Intermediate Course of the Touladi River (upstream of the East River) (segment of 12.3 km)

- 2.1 km to the northwest by making a foray into the Témiscouata Regional County Municipality (RCM), up to the limit of the Rimouski Wildlife Reserve;
- 1.3 km to the northwest by making a foray into the Rimouski-Neigette Regional County Municipality (RCM) up to the limit of the Témiscouata Regional County Municipality (RCM);
- 2.3 km to the Northwest snaking up to the limit of the municipality of Biencourt;
- 2.3 km to the Northwest meandering in the municipality of Biencourt, up to the southwest shore of Lake Biencourt;
- 2.1 km to the northwest across Lake Biencourt on its full length up to the mouth of the lake;
- 1.6 km to the Northwest in marsh area up to the boundary of the municipality Esprit-Saint;
- 0.6 km to the Northwest in area of marshland in Esprit-Saint, to the confluence of the East River.

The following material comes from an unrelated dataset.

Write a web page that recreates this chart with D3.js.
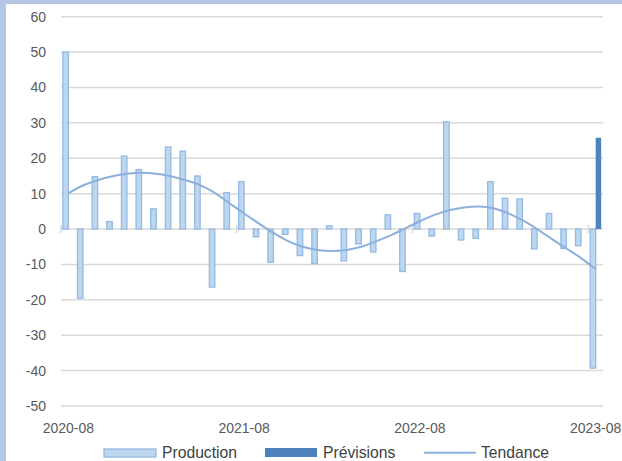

Intermediate course of the Touladi River (downstream of the East River (Touladi River)) (segment of 25.3 km)

- 2.0 km to the Northwest area of marshland in Esprit-Saint, up to the boundary of the municipality of Biencourt;
- 9.3 km to the west, then southwest, forming the boundary between the municipalities of Biencourt and Lac-des-Aigles, up to the highway bridge;
- 6.7 km to the Southwest, in parallel (Southwest side) of Eagles Lake, up to the boundary of the municipality of Saint-Michel-du-Squatec;
- 6.3 km to the southwest, flowing more or less in parallel to the Eagles River (Touladi River), up to the confluence of the Eagles River (Touladi River) (coming from the north);
- 1.0 km to the south, forming a curve to the west where it bypasses the village of Saint-Michel-du-Squatec, up to the confluence of the River Squatec.

Lower course of the Touladi River (downstream of the Squatec River) (segment of 26.0 km)

- 5.5 km southward meandering up to the boundary of the municipality of Saint-Juste-du-Lac;
- 4.9 km to the south entering the "Lac-Témiscouata National Park", up to the north shore of “Little Touladi Lake”;
- 4.6 km to the southwest, crossing the “Little Touladi Lake” (length: 4.6 km; height: 159 m) on its full length up to its confluence;
- 4.6 km to the south, crossing the Lake Touladi (length: 5.8 km; height: 159 m) up to its mouth located on the west shore of the lake;
- 6.4 km to the southwest, up to the confluence of the river.

The Touladi River empties on the east shore of Lake Temiscouata, in the municipality of Saint-Juste-du-Lac, Quebec. This confluence is located:
- 3.9 km northwest of downtown Saint-Juste-du-Lac;
- 6.5 km north of downtown Notre-Dame-du-Lac;
- 5.7 km east of downtown Cabano;
- 17.1 km northwest of downtown Dégelis.

==Toponymy==

The place name "Touladi River" was formalized on December 5, 1968, at the Commission de toponymie du Québec (Geographical Quebec Names Board).